You Are in a Real Crisis
What I am living through is a real crisis. This is not weakness. This is not failure. This is what it looks like to be carrying what I am carrying.
Have you been moving through something that everyone keeps calling "stressful," when the more honest word, said plainly, is crisis? Not "things are hard." A crisis, in the plain ordinary sense. Your body and mind have been responding the way human beings respond to sustained difficulty, and what you are experiencing is the natural, predictable shape of that response.
You may notice some of this in yourself:
- A heart that races, or anxiety that arrives without warning
- Sleep that refuses to come, or sleep that swallows whole afternoons
- An appetite that has gone strange in either direction
- Tears that surface without permission, or a numbness that surprises you
- A mind that cannot settle on a decision
- Headaches, tight shoulders, an unsettled stomach
- A feeling, on the hardest days, that you are losing your grip
This is what crisis looks like inside a human body. It is not weakness. It is not a personal failing. It is what is supposed to happen when a person is living through what you are living through. The ordinary rules of "pull yourself together" do not apply here. The advice to "just relax" was never going to work.

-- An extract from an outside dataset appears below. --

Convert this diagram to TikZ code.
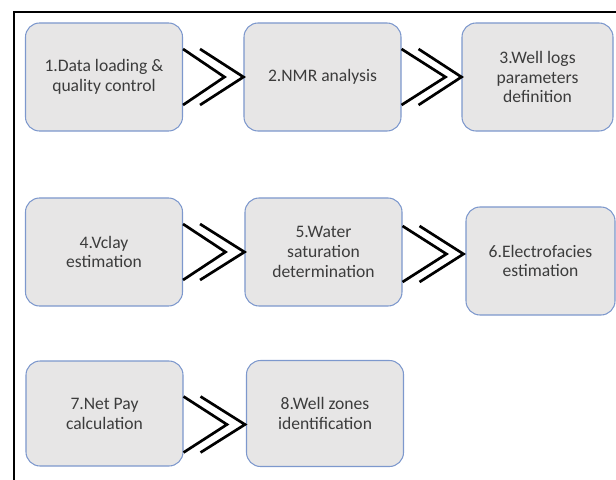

A nervous system in sustained alert behaves differently from a rested one. Memory shifts. Decision-making becomes harder. Energy comes and goes in unpredictable ways. You are not imagining any of it.
The acknowledgment. The lowered bar that follows. The small grace of letting yourself function at the level this state actually permits. Simply staying alive, staying fed, staying present to the people in your care — that is enough right now.
This is not forever. Crisis softens. But for now, you are still here, and being in it is allowed.